C’est durant le tournage d’Avengers, l’ère d’Ultron (2015), où il incarne le
docteur Bruce Banner qui, suite à une exposition accidentelle aux rayons
gamma lors d’une explosion atomique, se transforme en un colosse vert
surnommé Hulk, que Mark Ruffalo a pensé se rendre utile. Il s’est dit qu’il
pouvait investir l’argent gagné grâce à cette franchise blockbuster – la seule
où il apparaisse – dans un film impossible à monter sans lui. « J’ai longtemps
réfléchi à ce qu’était un super-héros. Rob Bilott est LE vrai super-héros. Non
que vous vouliez lui ressembler, mais parce que justement vous ne voulez
surtout pas devenir comme lui. Il a sacrifié sa carrière et sa famille, car
il voulait accomplir ce qu’il estimait juste.

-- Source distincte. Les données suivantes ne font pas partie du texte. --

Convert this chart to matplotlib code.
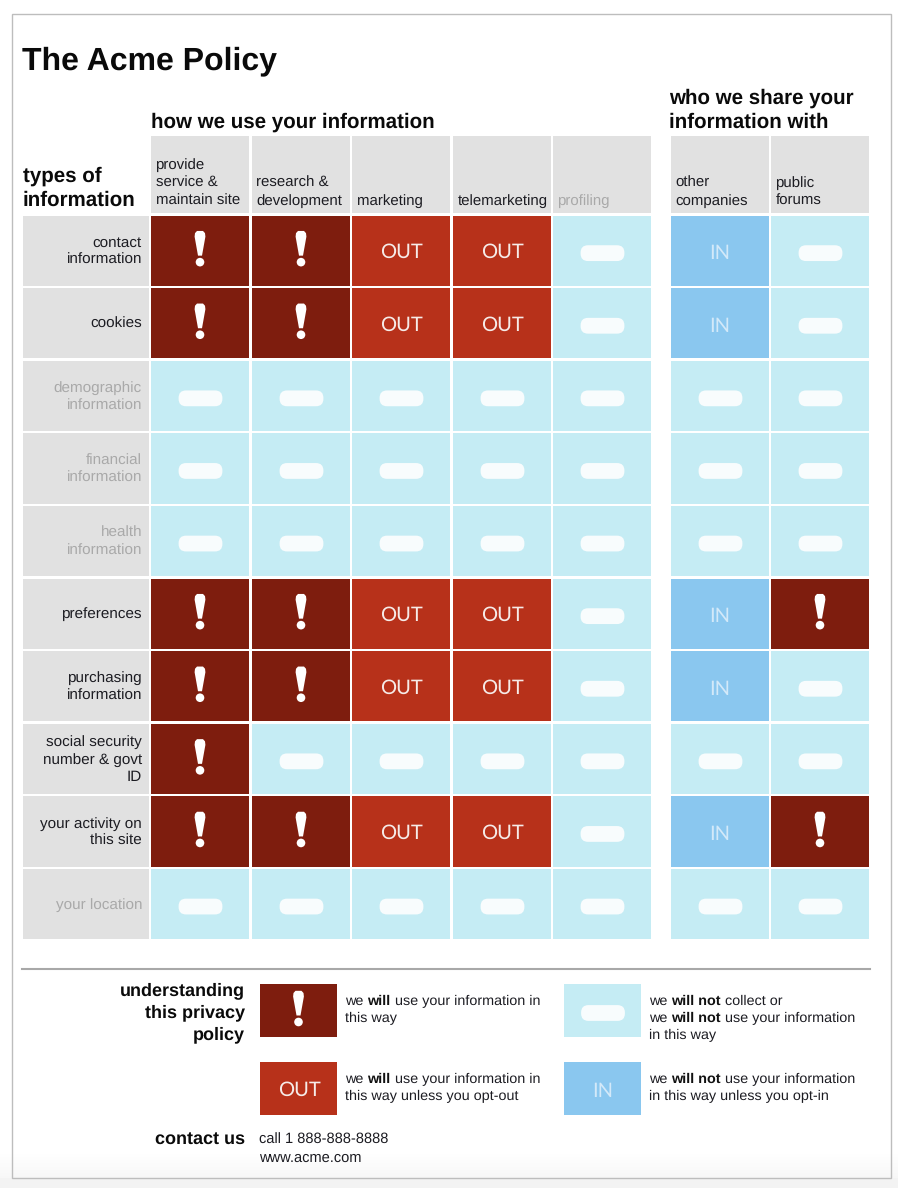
import numpy as np
import matplotlib
matplotlib.use('Agg')
import matplotlib.pyplot as plt
from matplotlib.patches import Rectangle, Polygon, Circle, FancyBboxPatch

plt.rcParams['font.family'] = ['Liberation Sans', 'DejaVu Sans']
plt.rcParams['text.hinting'] = 'no_hinting'

W, H = 898, 1188

# data
row_labels = ['contact\ninformation', 'cookies', 'demographic\ninformation',
              'financial\ninformation', 'health\ninformation', 'preferences',
              'purchasing\ninformation', 'social security\nnumber & govt\nID',
              'your activity on\nthis site', 'your location']
row_active = [1, 1, 0, 0, 0, 1, 1, 1, 1, 0]
col_labels = ['provide\nservice &\nmaintain site', 'research &\ndevelopment', 'marketing',
              'telemarketing', 'profiling', 'other\ncompanies', 'public\nforums']
col_active = [1, 1, 1, 1, 0, 1, 1]
# W will use, O opt out, I opt in, N not collected
cells = ['WWOONIN',
         'WWOONIN',
         'NNNNNNN',
         'NNNNNNN',
         'NNNNNNN',
         'WWOONIW',
         'WWOONIN',
         'WNNNNNN',
         'WWOONIW',
         'NNNNNNN']
legend_texts = {
    'W': [[('we ', 0), ('will', 1), (' use your information in', 0)], [('this way', 0)]],
    'O': [[('we ', 0), ('will', 1), (' use your information in', 0)], [('this way unless you opt-out', 0)]],
    'N': [[('we ', 0), ('will not', 1), (' collect or', 0)],
          [('we ', 0), ('will not', 1), (' use your information', 0)], [('in this way', 0)]],
    'I': [[('we ', 0), ('will not', 1), (' use your information', 0)], [('in this way unless you opt-in', 0)]],
}

colors = {'W': '#7e1d0e', 'O': '#b7311a', 'N': '#c5ecf4', 'I': '#8ac7ef'}
GREY = '#e1e1e1'
INK = '#1c1c22'

fig = plt.figure(figsize=(W / 100, H / 100), dpi=100)
ax = fig.add_axes([0, 0, 1, 1])
ax.axis('off')

# page
grad = np.ones((H, 1))
grad[1150:, 0] = np.linspace(1, 0.955, H - 1150)
grad[1178:, 0] = 0.955
ax.imshow(grad, extent=[0, W, H, 0], cmap='gray', vmin=0, vmax=1, aspect='auto', zorder=0)
ax.set_xlim(0, W)
ax.set_ylim(H, 0)
ax.add_patch(Rectangle((11.5, 13.5), 879, 1164, fill=False, ec='#bdbdbd', lw=1, zorder=1))


def bang(cx, cy):
    # exclamation mark centred on the cell
    ax.add_patch(Polygon([(cx - 5.4, cy - 12), (cx - 5, cy - 15.5), (cx - 3, cy - 17.7), (cx + 3, cy - 17.7),
                          (cx + 5, cy - 15.5), (cx + 5.4, cy - 12), (cx + 2, cy + 7), (cx - 2, cy + 7)],
                         closed=True, fc='white', ec='none', zorder=4))
    ax.add_patch(Circle((cx, cy + 13.5), 4.3, fc='white', ec='none', zorder=4))


def pill(cx, cy):
    ax.add_patch(FancyBboxPatch((cx - 14.5, cy - 0.5), 29, 1, boxstyle='round,pad=7.4,rounding_size=7.4',
                                fc='#f8fcfd', ec='none', zorder=3))


def mark(code, x0, y0, w, h):
    ax.add_patch(Rectangle((x0, y0), w, h, fc=colors[code], ec='none', zorder=2))
    cx = x0 + w / 2
    cy = y0 + h / 2
    if code == 'W':
        bang(cx, cy - 2)
    elif code == 'N':
        pill(cx + 0.5, cy + 2.5)
    elif code == 'O':
        ax.text(cx + 0.7, cy + 1.5, 'OUT', color='#f6ebe8', family='Lato', fontsize=14.5, ha='center', va='center', zorder=4)
    elif code == 'I':
        ax.text(cx, cy + 3, 'IN', color='#d3e9f9', family='Lato', fontsize=14.5, ha='center', va='center', zorder=4)


col_x = [151, 252, 352, 453, 553, 671, 771]
col_w = 98
row_y0, row_pitch, row_h = 215.5, 72.6, 70.3

# headers
for j, lab in enumerate(col_labels):
    ax.add_patch(Rectangle((col_x[j], 136), col_w, 77, fc=GREY, ec='none', zorder=2))
    ax.text(col_x[j] + 4.5, 208, lab, fontsize=10.8, linespacing=1.35, ha='left', va='bottom',
            color=INK if col_active[j] else '#a9a9a9', zorder=3)

# grid
for i, lab in enumerate(row_labels):
    y = row_y0 + i * row_pitch
    ax.add_patch(Rectangle((23, y), 126, row_h, fc=GREY, ec='none', zorder=2))
    ax.text(142, y + 36, lab, fontsize=11, linespacing=1.33, ha='right',
            va='center', color=INK if row_active[i] else '#a9a9a9', zorder=3)
    for j in range(len(col_labels)):
        mark(cells[i][j], col_x[j], y, col_w, row_h)

# titles
ax.text(22, 61, 'The Acme Policy', fontsize=23, fontweight='bold', color='#0a0a0a', va='center')
ax.text(151, 122.5, 'how we use your information', fontsize=14.8, fontweight='bold', color='#0a0a0a', va='center')
ax.text(669, 110.5, 'who we share your\ninformation with', fontsize=14.8, fontweight='bold', color='#0a0a0a',
        va='center', linespacing=1.33)
ax.text(23, 188.5, 'types of\ninformation', fontsize=14.8, fontweight='bold', color='#0a0a0a', va='center',
        linespacing=1.3)

# footer
ax.plot([22, 870], [968.5, 968.5], color='#a8a8a8', lw=1.5, zorder=2)
ax.text(245, 1012.5, 'understanding\nthis privacy\npolicy', fontsize=13, fontweight='bold', color='#0a0a0a',
        ha='right', va='center', linespacing=1.38)
ax.text(245, 1139.5, 'contact us', fontsize=13, fontweight='bold', color='#0a0a0a', ha='right', va='center')
ax.text(259, 1149, 'call 1 888-888-8888\nwww.acme.com', fontsize=10.5, color=INK, ha='left', va='center',
        linespacing=1.32)

renderer = fig.canvas.get_renderer()


def rich_line(x, y, parts):
    # mixed regular and bold runs on one baseline
    for s, bold in parts:
        t = ax.text(x, y, s.replace(' ', '\u00a0'), fontsize=10.4, color='#111111' if bold else INK,
                    fontweight='bold' if bold else 'normal', va='baseline', zorder=3)
        x = ax.transData.inverted().transform(t.get_window_extent(renderer))[1, 0]


legend_pos = {'W': (260, 984), 'O': (260, 1062), 'N': (564, 984), 'I': (564, 1062)}
for code, (x0, y0) in legend_pos.items():
    mark(code, x0, y0, 77, 53)
    for k, parts in enumerate(legend_texts[code]):
        rich_line(x0 + 85, y0 + 21 + k * 17, parts)

fig.savefig('out.png', dpi=100)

Personne ne lui parlait, il était
devenu un fantôme. » Et le citoyen Mark Ruffalo de poursuivre : « Qui fait
ça aujourd’hui? Qui accepte autant de sacrifices? Quand vous allumez la
télévision, vous voyez des gens au comportement égoïste et inacceptable.
Ce comportement est payant : vous pouvez même finir président des États-
Unis. » Et d’ajouter : « Il n’existe toujours pas à ce jour de régulation pour
ces produits chimiques. » Le 5 février dernier, Mark Ruffalo se rendait
au Parlement européen, à Bruxelles, pour témoigner des dangers de la
fracturation hydraulique, utilisée pour extraire des quantités de gaz plus
importantes. « Je sais très bien qu’ils viennent aussi rencontrer la star qui
incarne Hulk. Peu importe, je sais que j’ai trouvé ici le rôle de ma vie. »
DARK WATERS (2 H 07), DE TODD HAYNES, EN SALLE LE 26 FÉVRIER.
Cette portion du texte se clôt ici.